2 October 2010: Positions. A lectureship (assistant professorship) in ultrafast physical chemistry is available. The ideal candidate would be interested in ultrafast femtosecond spectroscopy of the condensed phase or an allied area. Brand new lab space will be available. Ref: 00057-10, Closing Date: 29th October 2010.
- 1 November 2010: KW's official start as chair in physical chemistry in the School of Chemistry at the University of Glasgow.
- August 2010: Our paper in JACS (described in Serving nanoparticle “soup”) has been cited 19 times on Web of Science exactly one year after its publication. It describes how using multiple spectroscopies, we discovered mesoscopic structure in room-temperature ionic liquids.
- 24 March 2010: Our paper The effects of anion and cation substitution on the ultrafast solvent dynamics of ionic liquids: A time-resolved optical Kerr-effect spectroscopic study, JCP 119, 464 (2003) was selected as highlighted reference in the JCP Spotlight Collection on ionic liquids, March 2010.
- 12 March 2010: Our paper Universal nonexponential relaxation: Complex dynamics in simple liquids was selected JChemPhys editors’ choice as one of the most innovative and influential articles in the field of Chemical Physics in 2009. See http://jcp.aip.org/jcp/editors_choices_2009.
- 5 January 2010: Our paper Universal nonexponential relaxation: Complex dynamics in simple liquids was the 3rd most downloaded paper of J. Chem. Phys. in December 2009.
- 5 August 2009: Read more about our latest paper in JACS in Serving nanoparticle "soup".
- 4 August 2009: We were joined by new postdoc Marco Candelaresi.
- May 2009: New ultrafast physical-chemistry lab is ready!
- 30/31 October 2008: The 2008 ultrafast physical-chemistry (UCP) meeting was held at Strathclyde.
- 10 July 2008: We were joined by new postdoc Kitsakorn Locharoenrat.
- 23 May 2008: Our paper "Glasslike Behavior in Aqueous Electrolyte Solutions" was selected "Editors' Choice" in the 23 May issue of the journal Science (PDF, 800kB).
- 12 May 2008: Groups wins £0.6M EPSRC grant "Two-dimensional terahertz–IR spectroscopy: a unique probe of ultrafast hydrogen-bond dynamics of liquid water and model systems" by KW, JOK, and DJSB.

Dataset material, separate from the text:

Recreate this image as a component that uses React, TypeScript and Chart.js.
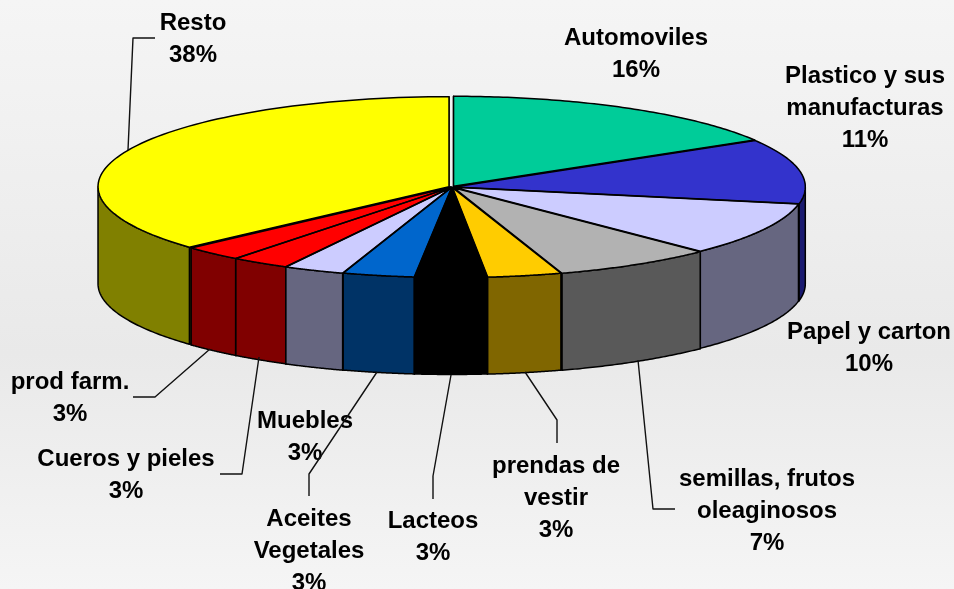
import React, { useEffect, useRef } from "react";
import { Chart, registerables } from "chart.js";

Chart.register(...registerables);

// Data
const categories = ["Automoviles", "Plastico y sus manufacturas", "Papel y carton", "semillas, frutos oleaginosos", "prendas de vestir", "Lacteos", "Aceites Vegetales", "Muebles", "Cueros y pieles", "prod farm.", "Resto"];
const shares = [16.4, 11.6, 9.6, 7.4, 3.4, 3.3, 3.3, 2.8, 2.7, 2.75, 36.75];
const printedPercents = [16, 11, 10, 7, 3, 3, 3, 3, 3, 3, 38];

// Styles
const topColors = ["#00CC99", "#3333CC", "#CCCCFF", "#B2B2B2", "#FFCC00", "#000000", "#0066CC", "#CCCCFF", "#FF0000", "#FF0000", "#FFFF00"];
const wallColors = ["#006B50", "#1A1A70", "#666680", "#595959", "#806600", "#000000", "#003366", "#666680", "#800000", "#800000", "#808000"];
const explode = [12, 8, 6, 10, 6, 4, 4, 6, 4, 4, 12];

// Layout of the annotations
const labelLayout = [
  { x: 636, y: 38, lines: ["Automoviles"] },
  { x: 865, y: 76, lines: ["Plastico y sus", "manufacturas"] },
  { x: 869, y: 332, lines: ["Papel y carton"] },
  { x: 767, y: 479, lines: ["semillas, frutos", "oleaginosos"] },
  { x: 556, y: 466, lines: ["prendas de", "vestir"] },
  { x: 433, y: 521, lines: ["Lacteos"] },
  { x: 309, y: 519, lines: ["Aceites", "Vegetales"] },
  { x: 305, y: 421, lines: ["Muebles"] },
  { x: 126, y: 459, lines: ["Cueros y pieles"] },
  { x: 70, y: 382, lines: ["prod farm."] },
  { x: 193, y: 23, lines: ["Resto"] },
];
const leaders: number[][][] = [
  [[155, 38], [133, 38], [128, 150]],
  [[133, 397], [155, 397], [210, 349]],
  [[220, 474], [242, 474], [259, 357]],
  [[309, 496], [309, 474], [377, 372]],
  [[433, 499], [433, 476], [451, 375]],
  [[557, 443], [557, 420], [525, 372]],
  [[675, 509], [653, 509], [638, 360]],
];

const SQUASH = 90 / 351;
const DEPTH = 97;
const LINE_GAP = 32;

function sliceGeometry(arc: any, i: number) {
  const start = arc.startAngle;
  const end = arc.endAngle;
  const mid = (start + end) / 2;
  const span = end - start;
  const fix = 1 - Math.sin(Math.min(Math.PI, span));
  const shift = explode[i] / 4 + fix;
  const cx = arc.x + Math.cos(mid) * shift;
  const cy = arc.y + Math.sin(mid) * shift * SQUASH;
  const r = arc.outerRadius;
  return { start, end, mid, cx, cy, r };
}

function pt(g: any, t: number, down = 0): [number, number] {
  return [g.cx + g.r * Math.cos(t), g.cy + g.r * Math.sin(t) * SQUASH + down];
}

function frontRange(start: number, end: number): [number, number] | null {
  // Part of [start, end] (canvas radians) whose rim faces the viewer
  for (const k of [0, 2 * Math.PI, -2 * Math.PI]) {
    const a = Math.max(start, k);
    const b = Math.min(end, k + Math.PI);
    if (b > a) return [a, b];
  }
  return null;
}

function styleStroke(ctx: CanvasRenderingContext2D) {
  ctx.strokeStyle = "#000000";
  ctx.lineWidth = 1.5;
  ctx.lineJoin = "round";
}

const pie3d = {
  id: "pie3d",
  beforeDatasetsDraw(chart: any) {
    const ctx: CanvasRenderingContext2D = chart.ctx;
    const meta = chart.getDatasetMeta(0);
    const order = meta.data
      .map((arc: any, i: number) => ({ i, g: sliceGeometry(arc, i) }))
      .sort((a: any, b: any) => Math.sin(a.g.mid) - Math.sin(b.g.mid));
    ctx.save();
    styleStroke(ctx);
    for (const { i, g } of order) {
      // radial faces, visible only in the gaps between slices
      for (const t of [g.start, g.end]) {
        const [x, y] = pt(g, t);
        ctx.beginPath();
        ctx.moveTo(g.cx, g.cy);
        ctx.lineTo(x, y);
        ctx.lineTo(x, y + DEPTH);
        ctx.lineTo(g.cx, g.cy + DEPTH);
        ctx.closePath();
        ctx.fillStyle = wallColors[i];
        ctx.fill();
        ctx.stroke();
      }
    }
    for (const { i, g } of order) {
      const range = frontRange(g.start, g.end);
      if (!range) continue;
      ctx.beginPath();
      const steps = 60;
      for (let s = 0; s <= steps; s++) {
        const [x, y] = pt(g, range[0] + ((range[1] - range[0]) * s) / steps);
        s === 0 ? ctx.moveTo(x, y) : ctx.lineTo(x, y);
      }
      for (let s = steps; s >= 0; s--) {
        const [x, y] = pt(g, range[0] + ((range[1] - range[0]) * s) / steps, DEPTH);
        ctx.lineTo(x, y);
      }
      ctx.closePath();
      ctx.fillStyle = wallColors[i];
      ctx.fill();
      ctx.stroke();
    }
    ctx.restore();
    // squash the library's own arcs into the tilted top surface
    const first = meta.data[0];
    ctx.save();
    ctx.translate(first.x, first.y);
    ctx.scale(1, SQUASH);
    ctx.translate(-first.x, -first.y);
  },
  afterDatasetsDraw(chart: any) {
    const ctx: CanvasRenderingContext2D = chart.ctx;
    ctx.restore();
    const meta = chart.getDatasetMeta(0);
    ctx.save();
    styleStroke(ctx);
    meta.data.forEach((arc: any, i: number) => {
      const g = sliceGeometry(arc, i);
      ctx.beginPath();
      ctx.moveTo(g.cx, g.cy);
      const steps = 80;
      for (let s = 0; s <= steps; s++) {
        const [x, y] = pt(g, g.start + ((g.end - g.start) * s) / steps);
        ctx.lineTo(x, y);
      }
      ctx.closePath();
      ctx.stroke();
    });

    ctx.fillStyle = "#000000";
    ctx.font = 'bold 24px "Liberation Sans", Arial, sans-serif';
    ctx.textAlign = "center";
    ctx.textBaseline = "middle";
    categories.forEach((_, i) => {
      const l = labelLayout[i];
      const rows = [...l.lines, `${printedPercents[i]}%`];
      rows.forEach((row, r) => ctx.fillText(row, l.x, l.y + r * LINE_GAP));
    });

    ctx.strokeStyle = "#111111";
    ctx.lineWidth = 1.4;
    for (const line of leaders) {
      ctx.beginPath();
      line.forEach(([x, y], j) => (j === 0 ? ctx.moveTo(x, y) : ctx.lineTo(x, y)));
      ctx.stroke();
    }
    ctx.restore();
  },
};

export default function App() {
  const ref = useRef<HTMLCanvasElement>(null);
  useEffect(() => {
    const chart = new Chart(ref.current as HTMLCanvasElement, {
      type: "pie",
      data: {
        labels: categories,
        datasets: [
          {
            data: shares,
            backgroundColor: topColors,
            borderWidth: 0,
            offset: explode,
            radius: 351,
            clip: false,
          } as any,
        ],
      },
      options: {
        animation: false,
        responsive: false,
        events: [],
        layout: { padding: { left: 0, right: 50, top: 0, bottom: 215 } },
        plugins: { legend: { display: false }, title: { display: false }, tooltip: { enabled: false } },
      },
      plugins: [pie3d],
    } as any);
    return () => chart.destroy();
  }, []);
  return (
    <div
      style={{
        position: "absolute",
        left: 0,
        top: 0,
        width: 954,
        height: 589,
        overflow: "hidden",
        background: "linear-gradient(180deg, #F5F5F5 0%, #E9E9E9 60%, #F5F5F5 100%)",
      }}
    >
      <canvas ref={ref} width={954} height={589} style={{ display: "block" }} />
    </div>
  );
}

- 2 May 2008: Strathclyde will host the "International Workshop on ultrafast physical-chemistry 2008 (UCP ‘08)" on 30/31 October 2008 to be held in the Senate/Court suite. Plenary speaker is Prof Robin Hochstrasser FRSE (University of Pennsylvania). Confirmed invited speakers are Prof Casey Hynes (CNRS, Paris and University of Colorado, Boulder), Prof Charles Schmuttenmaer (Yale), Prof Majed Chergui (Ecole polytechnique fédérale de Lausanne), Prof Mischa Bonn (AMOLF, Amsterdam), Prof Peter Hamm (University of Zurich), and Prof Thomas Elsaesser (Max Born Institute, Berlin). The workshop is organised by Angus J. Bain (UCL), David Klug (Imperial), Steve Meech (UEA), Neil Hunt (Strathclyde), and Klaas Wynne (Strathclyde).
- 24 April 2008: Our paper "Glasslike Behavior in Aqueous Electrolyte Solutions" came out in J. Chem. Phys. A summary of the paper in simple terms (best attempt anyway) is on the page The science of syrup and traffic jams.
- 4 March 2008: Visiting professor Robin Hochstrasser of the University of Pennsylvania has been elected Honorary Fellow of the Royal Society of Edinburgh. This is a prestigious fellowship for scientists of great international renown and we are delighted that Robin has been honoured in this way.